Social Media Takes a More Prominent Role in Care

June 24, 2013
The use of social media to engage patients and their caregivers has become a top priority at St. Louis (Mo.) Children’s Hospital, which, according to marketing manager Kay Franks, has helped the organization track its referrals and increased the active participation of patients’ parents and caregivers.
The use of social media to engage patients and their caregivers has become a top priority at St. Louis (Mo.) Children’s Hospital, which, according to marketing manager Kay Franks, has helped the organization track its referrals and increased the active participation of patients’ parents and caregivers.
The hospital’s social media initiatives make it an exception to the rule in light of the results of a survey, released last month by the Health Research Institute of PwC, which found that social media activity by hospitals (and health insurers and pharmaceutical companies) are miniscule compared to activity on community sites. While eight in 10 healthcare organizations tracked by HRI during a one-week period had a presence on various social media sites, community sites had 24 times more social media activity than corporate sites. Among the report’s findings: a third of consumers use social media for health-related matters, and one in three use it to seek information about other patients’ experience with their disease. (For more information about the survey’s findings, read Gabe Perna’s recent blog post.)
These happen to be among the reasons that St. Louis Children’s Hospital has stepped up its social media presence [under the guidance of tSunela, a St. Louis-based digital marketing firm specializing in social media and search engine optimization (SEO)]. The hospital recently launched a redesigned website that is far more integrated with social media, Franks says. “Our redesign is much more user friendly, it’s action oriented, and involves taxonomy, so we are able to link more closely our health content with our service lines,” she says. She adds that the hospital relies heavily on SEO, which includes a balance of clinical terms as well as layman terms.

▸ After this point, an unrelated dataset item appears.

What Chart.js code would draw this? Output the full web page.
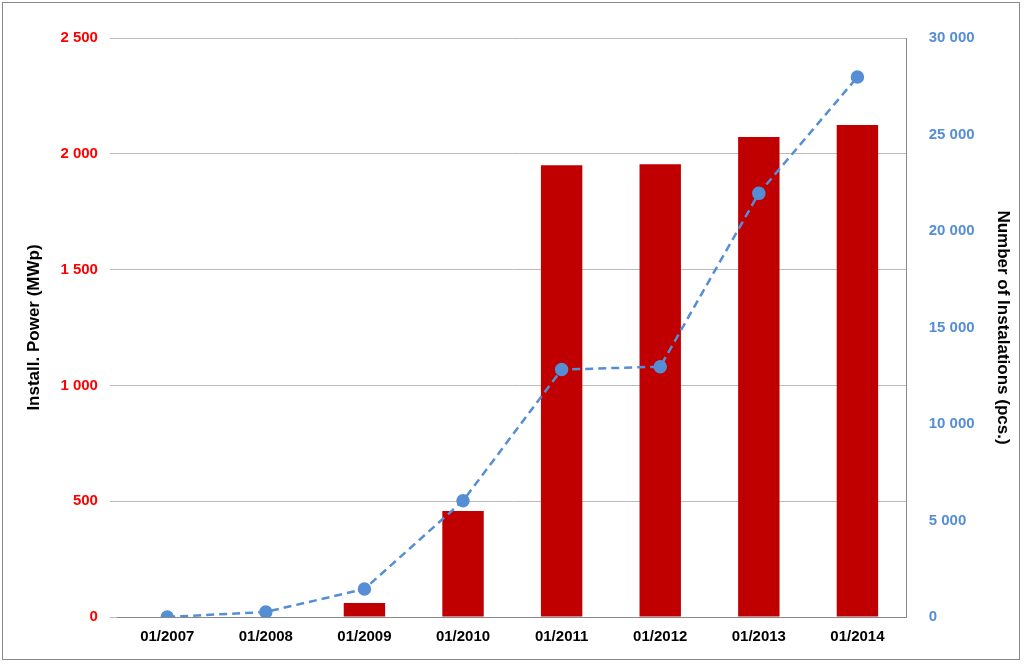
<!DOCTYPE html>
<html>
<head>
<script src="https://cdn.jsdelivr.net/npm/chart.js@4/dist/chart.umd.min.js"></script>
<style>
html, body { margin: 0; padding: 0; background: #fff; }
#wrap { position: absolute; left: 2px; top: 2px; width: 1018px; height: 658px; border: 1px solid #888; box-sizing: border-box; }
</style>
</head>
<body>
<div id="wrap"><canvas id="chart"></canvas></div>
<script>
const categories = ['01/2007', '01/2008', '01/2009', '01/2010', '01/2011', '01/2012', '01/2013', '01/2014'];
const powerMWp = [0, 2, 60, 458, 1951, 1955, 2072, 2124];
const installations = [0, 260, 1450, 6020, 12820, 12970, 21950, 27980];

function spaced(v) {
    return String(v).replace(/\B(?=(\d{3})+(?!\d))/g, ' ');
}

const font = { family: 'Liberation Sans, Arial', size: 15, weight: 'bold' };

new Chart(document.getElementById('chart').getContext('2d'), {
    data: {
        labels: categories,
        datasets: [
            {
                type: 'line',
                label: 'Number of Instalations',
                data: installations,
                yAxisID: 'y2',
                borderColor: '#558ED5',
                backgroundColor: '#558ED5',
                borderWidth: 2.5,
                borderDash: [8, 5],
                pointRadius: 5.5,
                pointHoverRadius: 5.5,
                tension: 0
            },
            {
                type: 'bar',
                label: 'Install. Power',
                data: powerMWp,
                yAxisID: 'y',
                backgroundColor: '#C00000',
                barPercentage: 0.42,
                categoryPercentage: 1
            }
        ]
    },
    options: {
        responsive: true,
        maintainAspectRatio: false,
        animation: false,
        layout: { padding: { top: 35, left: 17, right: 2, bottom: 10 } },
        plugins: { legend: { display: false }, tooltip: { enabled: false } },
        scales: {
            x: {
                grid: { display: false },
                border: { color: '#888' },
                ticks: { color: '#000', font: font }
            },
            y: {
                position: 'left',
                min: 0, max: 2500,
                ticks: { stepSize: 500, color: '#FF0000', font: font, callback: v => spaced(v), padding: 12 },
                grid: { color: '#bbb' },
                border: { display: false },
                title: { display: true, text: 'Install. Power (MWp)', color: '#000', font: { family: 'Liberation Sans, Arial', size: 17, weight: 'bold' } }
            },
            y2: {
                position: 'right',
                min: 0, max: 30000,
                ticks: { stepSize: 5000, color: '#558ED5', font: font, callback: v => spaced(v), padding: 14 },
                grid: { display: false },
                border: { color: '#888' },
                title: { display: true, text: 'Number of Instalations (pcs.)', color: '#000', font: { family: 'Liberation Sans, Arial', size: 17, weight: 'bold' } }
            }
        }
    }
});
</script>
</body>
</html>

Franks says social media has become very important to the hospital as a way to reach out to consumers. “My demographic is parents and predominantly female between the ages of 25 and 45, and this is predominantly who is using social media,” she says. “We need to be where our customers are.” She adds that she has been receiving requests from physicians to establish a social media presence.
According to Franks, St. Louis Children’s has been busily establishing a social media presence, especially during the last three years, through Facebook, Twitter, YouTube, and ICyou, a health video sharing site. Videos have become an important part of its media mix, she says. It uses videos to promote preventative health and wellness. Facebook has been very effective in encouraging patient interactions regarding specific conditions and surgical procedures, she says.
“Statistics show that the main reason that anyone goes on the Internet is to find health information,” Franks says. “Assuming that it’s something we treat, we want it to be there in that search engine and we want them to read our information, which we believe is trusted information,” she says.
Franks adds that the hospital has also sought to extend its social media reach to mobile devices. In January 2010 it created a mobile app of Kid Care, a symptom-based application, which can be downloaded from its website. The mobile app, which is marketed primarily in the Missouri-Illinois area, has had 25,000 downloads since it was launched in January 2010. (The hospital also runs a call center, staffed by a live pediatric nurse.)
Franks, who notes that referrals are reported on a regular basis, “conservatively” estimates that the hospital’s website generated $8.2 million in revenue last year.
“We are pleased with our presence in social media,” Franks says, adding that the hospital’s senior leadership has been supportive of its social media initiatives. In her view, social media is a way for parents of patients to interact with themselves, as well as a way for the hospital to stay connected with its patients. “Our goal is primarily to drive referrals and to make sure we are providing good health information,” she says. Social media will play a more important part in reaching that goal in the future.